The University of Maine will be in a familiar position when it takes the court tonight at the University of Hartford’s Chase Arena in West Hartford.
For the fourth time in five seasons, the Black Bears begin the postseason in the play-in game of the America East Women’s Basketball Championship.
Coach Cindy Blodgett’s Bears (8-20 overall, 4-12 AE) take on border rival New Hampshire (8-21, 3-13 AE) in a 6 p.m. contest. The winner advances to Friday’s 6 p.m. quarterfinal against top-seeded and 23rd-ranked Hartford.
The double-elimination event, which this year is being played simultaneously with the men’s championship, continues with men’s quarterfinals on Saturday and men’s and women’s semifinals on Sunday.
UMaine had hoped to avoid the play-in game, in part to provide some concrete evidence of its perceived improvement this season. Instead, the Bears wound up losing seven of their last eight regular-season contests.
Blodgett said UMaine must develop and exhibit a stronger, more authoritative presence, both mentally and physically, now that they’re in the tournament.
“We’re searching to become a tougher team,” Blodgett said. “That’s not just one individual, that’s every single person.
“I think there’s times when we play as a team with a certain toughness about us that gives us an edge and then there’s other times when maybe one or two people have that edge but the rest of us don’t.”
UMaine has shown signs of taking its game to the next level this season. While its offense has been somewhat inconsistent, the Bears have played better defense, primarily going man-to-man.
Perhaps most importantly, the players take more confidence into every game, including tonight’s matchup.
“We all know that we can do it, that we can beat any team,” said sophomore forward Samantha Wheeler, who has been UMaine’s leading scorer and rebounder most of the season.
“We really, truly have to believe it when we step on the court,” she explained. “If we just come together and everybody is focused and has the right mindset toward the right goal, then we can do great in the tournament.”
The Bears should be encouraged by the fact they beat the Wildcats twice during the regular season, albeit by a combined 12 points. New Hampshire has struggled similarly (26-35) during the three-year tenure of coach Kristin Cole.

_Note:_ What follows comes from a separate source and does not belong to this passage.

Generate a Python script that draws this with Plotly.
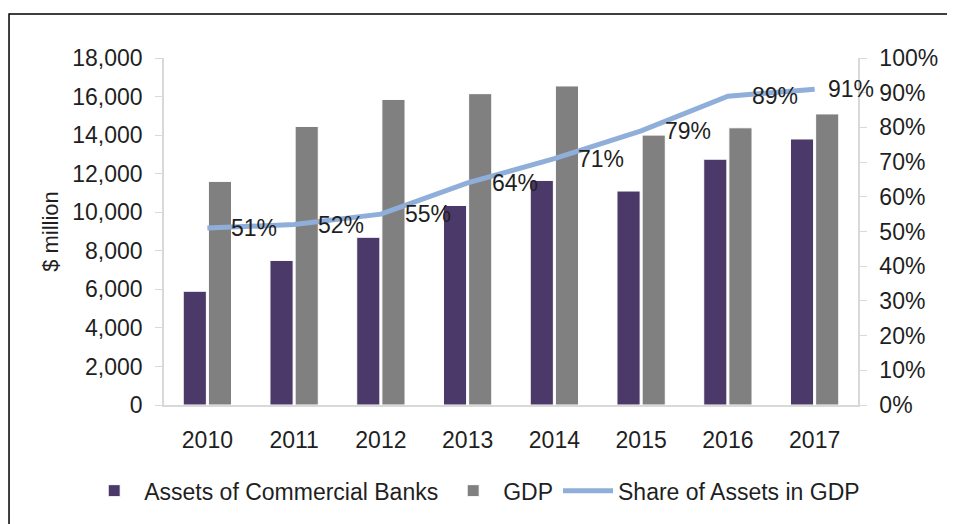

However, no player on the UMaine roster has experienced a postseason victory with the Bears, who have lost four straight AE tourney contests.
Blodgett and her players know UMaine must go into the game with the mindset it must get every rebound, track down loose balls first and play cohesively on the offensive end. It will take that kind of determination, and physical and mental toughness, to win in the tournament.
“We always do work hard but we don’t always work smart and that’s what kills us,” said senior forward Katia Bratishko. “We’ve got to be more aggressive.”
The Bears will rely on the leadership and experience of their two seniors during the tournament. Kristin Baker of Bingham and Bratishko have been at UMaine through the lean times, but were quick to reiterate how the team’s mentality has been transformed, especially this season.
“I know we can play with everyone in this conference when we show up to play and play the way we’re capable of playing,” Baker said.
BEAR TRACKS: UMaine’s last postseason victory came in 2006, as the No. 8 seed. The Bears posted a 73-56 first-round win over No. 9 Albany … UMaine is expected to have nine healthy players available for the tournament, although freshman guard Amber Smith has not played since Jan. 7 and is likely to redshirt … Senior guard Amanda Tewksbury will accompany the team to West Hartford. Her mother, Laura, died Friday at age 49 of a prolonged illness. The funeral is scheduled for Saturday in Franklin Township, N.J. UMaine recently announced Tewksbury would miss the rest of the season with a knee injury. She was the Bears’ No. 3 scorer (8.5 points per game) and their No. 2 rebounder (5.7 rpg).